In 1993, two-year-old Jerome Campbell started a fire with a disposable butane cigarette lighter he took from his mother’s purse. The fire killed him, his mother, and his brother; it also resulted in a lawsuit against Cricket Lighters, the manufacturer.

Last year the Pennsylvania Supreme Court threw out a strict products liability claim brought by a representative of the victims’ estates, but the Pennsylvania Superior Court recently ruled that the plaintiff can pursue claims for breach of warranty and punitive damages. (Phillips v. Cricket Lighters, 852 A.2d 365 (Pa. Super. Ct. June 10, 2004).)

“They threw the products liability claim out because in regard to the adult user of the lighter, there was no defect,” said the plaintiff’s lawyer, Henry Sewinsky of Sharon, Pennsylvania. He noted that the lighter worked as expected, “but in breach of warranty, there would be a defect [with regard] to anyone who would come into contact with that lighter, whether it was an adult or a two-year-old.”

Sewinsky said the decision means that warranty coverage “would extend not only to the intended user or buyer, but to anyone in her household. So we have much broader coverage of potential victims.”

The trial court that first heard the case dismissed all the plaintiff’s claims against Cricket, ruling that the lighter performed as intended and was safe for its intended user.

On appeal, the superior court reinstated some of the plaintiff’s claims, including negligence, emotional distress, products liability, breach of warranty, and punitive damages, finding that because the lighter did not have any child-safety features, it could be operated by an unintended user, such as a child, and thus posed a danger.

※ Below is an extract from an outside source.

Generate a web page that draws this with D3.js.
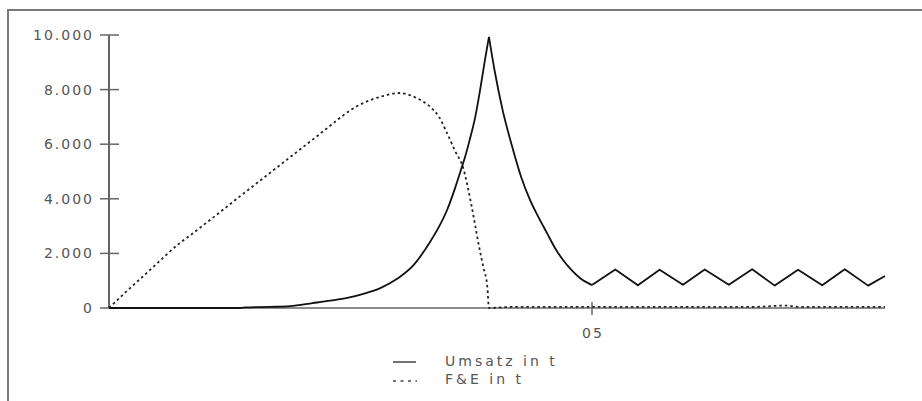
<!DOCTYPE html>
<html>
<head>
<meta charset="utf-8">
<script src="https://cdn.jsdelivr.net/npm/d3@7"></script>
<style>
  html, body { margin: 0; padding: 0; background: #fff; }
  svg { display: block; }
  text { font-family: "DejaVu Sans", sans-serif; fill: #555; }
</style>
</head>
<body>
<svg id="chart" width="922" height="401"></svg>
<script>
// ---- data (time in months from start; "05" tick at month 60) ----
const umsatzT = [0, 16.3, 17, 20, 22.5, 25.3, 27.5, 29.6, 31.6, 33.7, 35.8, 37.8, 39.9, 41, 42, 43, 43.6, 44.2, 44.8, 45.5, 46.1, 46.7, 47.2,
  47.9, 48.9, 50.2, 51.2, 52.3, 53.4, 54.4, 55.4, 56.4, 57.5, 58.5, 60.0,
  62.9, 65.7, 68.4, 71.3, 74.0, 77.0, 79.9, 82.7, 85.6, 88.6, 91.4, 94.3, 96.4];
const umsatzV = [0, 0, 20, 40, 70, 180, 270, 370, 520, 730, 1070, 1560, 2430, 2980, 3590, 4400, 4945, 5500, 6150, 7000, 7985, 9080, 9930,
  8700, 7250, 5790, 4800, 3960, 3300, 2750, 2200, 1760, 1380, 1100, 840,
  1410, 830, 1400, 850, 1410, 850, 1420, 820, 1400, 830, 1420, 820, 1170];

const feT = [0, 2, 4, 6, 8.8, 10, 12, 14, 16, 18, 20, 22, 24, 26, 28, 30, 32, 34, 36, 38, 40, 41, 42, 43, 44, 45, 46, 46.5, 47, 47.2,
  50, 55, 60, 65, 70, 75, 80, 84, 86, 90, 96.4];
const feV = [0, 560, 1100, 1640, 2380, 2640, 3100, 3560, 4030, 4490, 4950, 5410, 5870, 6330, 6800, 7250, 7560, 7760, 7875, 7720, 7340, 7000, 6400, 5750, 5130, 3800, 2210, 1500, 770, 0,
  40, 40, 40, 40, 40, 40, 40, 90, 40, 40, 40];

const yTicks = [0, 2000, 4000, 6000, 8000, 10000];
const xTicks = [60];
const xTickLabels = ["05"];
const seriesNames = ["Umsatz in t", "F&E in t"];

// ---- layout ----
const svg = d3.select("#chart");
const x = d3.scaleLinear().domain([0, 96.4]).range([109, 885]);
const y = d3.scaleLinear().domain([0, 10000]).range([308, 35]);
const de = d3.formatLocale({decimal: ",", thousands: ".", grouping: [3], currency: ["", "€"]});
const fmt = de.format(",.0f");

// frame
svg.append("rect").attr("x", 8).attr("y", 10).attr("width", 940).attr("height", 420)
  .attr("fill", "none").attr("stroke", "#7a7a7a").attr("stroke-width", 2);

// y axis
svg.append("line").attr("x1", 109).attr("x2", 109).attr("y1", y(10000)).attr("y2", y(0))
  .attr("stroke", "#666").attr("stroke-width", 2);
const yt = svg.append("g").selectAll("g").data(yTicks).join("g");
yt.append("line").attr("x1", 100).attr("x2", 119).attr("y1", d => y(d)).attr("y2", d => y(d))
  .attr("stroke", "#666").attr("stroke-width", 1.5);
yt.append("text").attr("x", 94).attr("y", d => y(d) + 5).attr("text-anchor", "end")
  .attr("font-size", 14).attr("letter-spacing", 2).text(d => fmt(d));

// x axis
svg.append("line").attr("x1", x(0)).attr("x2", x(96.4)).attr("y1", y(0)).attr("y2", y(0))
  .attr("stroke", "#666").attr("stroke-width", 1.5);
const xt = svg.append("g").selectAll("g").data(xTicks).join("g");
xt.append("line").attr("x1", d => x(d)).attr("x2", d => x(d)).attr("y1", 302).attr("y2", 315)
  .attr("stroke", "#666").attr("stroke-width", 1.5);
xt.append("text").attr("x", d => x(d) + 1).attr("y", 338).attr("text-anchor", "middle")
  .attr("font-size", 14).attr("letter-spacing", 2).text((d, i) => xTickLabels[i]);

// lines
const smooth = d3.line().x(d => x(d[0])).y(d => y(d[1])).curve(d3.curveMonotoneX);
const straight = d3.line().x(d => x(d[0])).y(d => y(d[1]));
const fePts = feT.map((t, i) => [t, feV[i]]);
svg.append("path").datum(fePts).attr("d", smooth)
  .attr("fill", "none").attr("stroke", "#222").attr("stroke-width", 1.8).attr("stroke-dasharray", "2.5,3");
const uPts = umsatzT.map((t, i) => [t, umsatzV[i]]);
const peakT = umsatzT[umsatzV.indexOf(d3.max(umsatzV))];
const uRise = uPts.filter(d => d[0] <= peakT);
const uFall = uPts.filter(d => d[0] >= peakT && d[0] <= 60);
const uCycle = uPts.filter(d => d[0] >= 60);
svg.append("path").datum(uRise).attr("d", smooth)
  .attr("fill", "none").attr("stroke", "#111").attr("stroke-width", 1.8).attr("stroke-linejoin", "round");
svg.append("path").datum(uFall).attr("d", smooth)
  .attr("fill", "none").attr("stroke", "#111").attr("stroke-width", 1.8).attr("stroke-linejoin", "round");
svg.append("path").datum(uCycle).attr("d", straight)
  .attr("fill", "none").attr("stroke", "#111").attr("stroke-width", 1.8).attr("stroke-linejoin", "round");

// legend
const lg = svg.append("g");
lg.append("line").attr("x1", 393).attr("x2", 416).attr("y1", 362).attr("y2", 362)
  .attr("stroke", "#444").attr("stroke-width", 1.5);
lg.append("line").attr("x1", 393).attr("x2", 417).attr("y1", 381).attr("y2", 381)
  .attr("stroke", "#444").attr("stroke-width", 1.5).attr("stroke-dasharray", "3,4.5");
lg.append("text").attr("x", 445).attr("y", 366).attr("font-size", 14).attr("letter-spacing", 3).text(seriesNames[0]);
lg.append("text").attr("x", 445).attr("y", 384).attr("font-size", 14).attr("letter-spacing", 3).text(seriesNames[1]);
</script>
</body>
</html>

But in a complicated ruling last year, the Pennsylvania Supreme Court threw out the plaintiff’s strict liability claim. Addressing the plaintiff’s argument that Campbell’s handling of the lighter was reasonably foreseeable and that the company failed to make it child-resistant, Chief Justice Ralph Cappy wrote that “in this jurisdiction, negligence concepts have no place in strict liability law…. Strict liability focuses solely on the product and is divorced from the conduct of the manufacturer.”

Cappy added that because “there was a jury question as to whether [Cricket was] negligent in designing a butane lighter that lacked a child-safety device,” the plaintiff’s negligence claim could go forward.

The court also remanded to the superior court the punitive damages claim and the question of breach of warranty, noting that the superior court “provided absolutely no analysis as to how it reached [its] conclusion” about breach of warranty.

On remand, Superior Court Judge John Musmanno wrote, “[W]e note that Pennsylvania law does not limit the applicability of the implied warranty of merchantability, to the product’s intended users.”

Under the Pennsylvania Commercial Code, Musamanno noted, “the warranty of a seller whether express or implied extends to any natural person who is in the family or household of his buyer or who is a guest in his home if it is reasonable to expect that such person may use, consume, or be affected by the goods and who is injured by breach of the warranty.”

Not only did the implied warranty extend to Campbell, but “a reasonable jury could conclude, based on the factual issue of whether the lighter could have been designed to be more child-resistant, that the lighter was ‘detective’ and therefore not merchantable.”

In reinstating the plaintiff’s punitive damages claim, Musmanno wrote that her evidence about the hazards of butane lighters, particularly in the hands of young children, “was sufficient to create a jury question regarding whether Cricket’s actions exhibited reckless indifference to the interests of others.”

The ruling focused on the concept of product defect.

“When someone thinks of a defect, they think that the item doesn’t work or that there’s a broken part,” said Sewinsky. “But that’s not necessarily so in strict liability in Pennsylvania. It’s more a word of art. In strict liability, if the jury finds that the product is unsafe for its intended purpose, they could find it to be defective even though it works exactly how it’s supposed to work.”

Under breach-of-warranty theory, if the jury would find the product unsafe for some who might come into contact with it, “then you can say it’s defective,” Sewinsky said. In this case, the lighter “could have been child-resistant, but they didn’t make it that way, and they had the means to do it for quite a few years.”

At least two complications remain: Cricket’s petition for appeal to the state supreme court and the interpretation of that court’s earlier ruling on strict liability. The supreme court decision to throw out the strict liability claim was joined by justices who concurred lot reasons other than the ruling on strict liability, Sewinsky said. The trial court may conclude that it was not a majority opinion and allow the plaintiff to go ahead with the strict liability claim.